Adon also needs to create necessary files based on the downloaded data, it also defaults to use the efficient numpy.memmap to save the tokenzied corpus, which can reduce memory usage and speed up data loading. Run:

# all the following commands are executed under the src folder
cd src
python -m scripts.preprocess

This should results in creating several files in src/data/cache/MSMARCO-passage/dataset/. You can interact with the data in src/notebooks/data.ipynb.

So far, we have finished all the preperation steps. Lets dive in.

Reproducing BM25

Adon integrates the efficient Lucene searcher from Anserini, which requires JDK11 to work. You should first install jdk11 by

cd /the/path/you/like
wget https://download.java.net/java/GA/jdk11/9/GPL/openjdk-11.0.2_linux-x64_bin.tar.gz
tar -xvf openjdk-11.0.2_linux-x64_bin.tar.gz

# just temperarily set; it is recommended that you store the setting in ~/.bashrc
export JAVA_HOME=/the/path/you/like/jdk-11.0.2
export PATH=$JAVA_HOME/bin:$PATH

You can now run the following to reproduce BM25 with the default k1=0.82 and b=0.68:

python run.py BM25

To modify k1, b, just specify ++k1=1 ++b=0.5 when running the command. The default value of k1 and b stores at data/config/index/bm25.yaml.

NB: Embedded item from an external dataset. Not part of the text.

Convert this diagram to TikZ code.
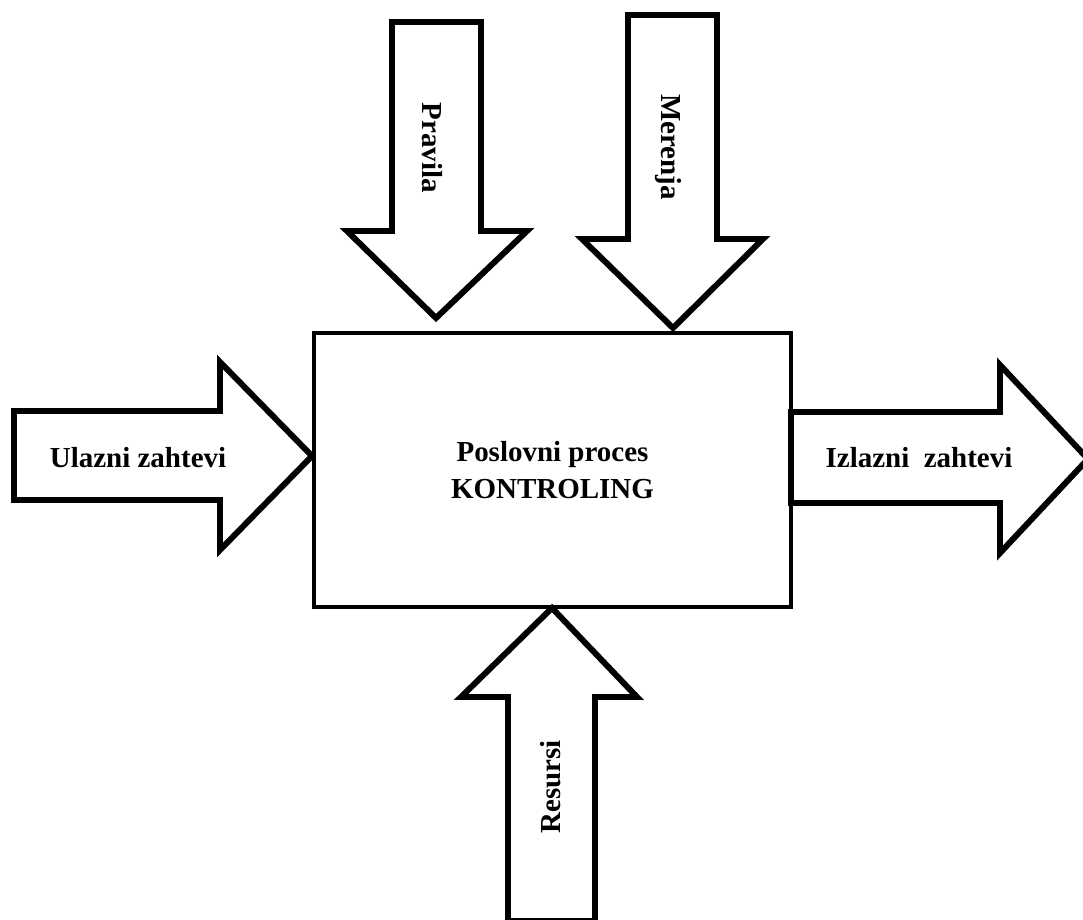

The indexing and evaluating should finish within 10 minutes. The metrics will be printed at console, and also logged at performance.log, which should be:

MRR@10	Recall@10	Recall@100	Recall@1000
0.1874	0.3916	0.6701	0.8573

Reproducing RetroMAE

RetroMAE is a powerful pre-trained language model specifically designed for dense retrieval. For pre-trained models like BERT and RetroMAE from huggingface, Adon will permanently download them in a given folder and directly load from the folder afterwards. You should specify the place you want to store by specifying plm_root in data/config/base/_default.yaml.

Then, just run

torchrun --nproc_per_node=2 run.py RetroMAE

python is replaced with torchrun because we start the process in distributed mode
--nproc_per_node denotes the number of GPUs to be used

The result should be (or similar to):

MRR@10	Recall@10	Recall@100	Recall@1000
0.4155	0.708	0.9268	0.9876

Train a DPR

The central task of a retriever is to discriminate relevant document from the irrlevant ones in response to a query. To train a dense retriever, one should expose the model to some hard negatives, where the basic hard negative is the documents that were ranked high in BM25.

To collect BM25 hard negatives, first generate the BM25 top ranked result on the train set by

python run.py BM25 ++load_index ++eval_set=train ++hits=200

There are several arguments involved:

load_index: load the index that was just built when reproducing BM25 results
eval_set: evaluate the model on the training set instead of the default dev set
hits: the number of hits per query, set it to 200 so that the retrieval process is faster; moreover, extracting negatives from top 200 is enough for effective training.

Then, collect the non-ground-truth documents from the top ranked result by

python -m scripts.negative ++hard_neg_type=BM25

This command automatically loads the retrieval result generated above (at data/cache/MSMARCO-passage/retrieve/BM25/train/retrieval_result.pkl), filters out the ground-truth passages and generates the dictionary mapping a query to its BM25 hard negatives, stored at data/cache/MSMARCO-passage/dataset/query/train/negatives_BM25.pkl.

Finally, launch the training for DPR model:

python run.py DPR

# use multiple gpus
torchrun --nproc_per_node=4 run.py DPR

Check data/config/dpr.yaml to see the default arguments for training DPR. Adon will evaluate the model’s performance on the dev query set every epoch, and save the best checkpoint at data/cache/MSMARCO-passage/ckpts/DPR/best.

Train a UniCOIL

UniCOIL is a sparse model relying on the contextualized weights of overlapping tokens between the query and the passage to perform ranking. Since we have collected the negatives, just use them:

python run.py UniCOIL

# use multiple gpus
torchrun --nproc_per_node=4 run.py UniCOIL

Again, check data/config/unicoil.yaml to see the default arguments of UniCOIL.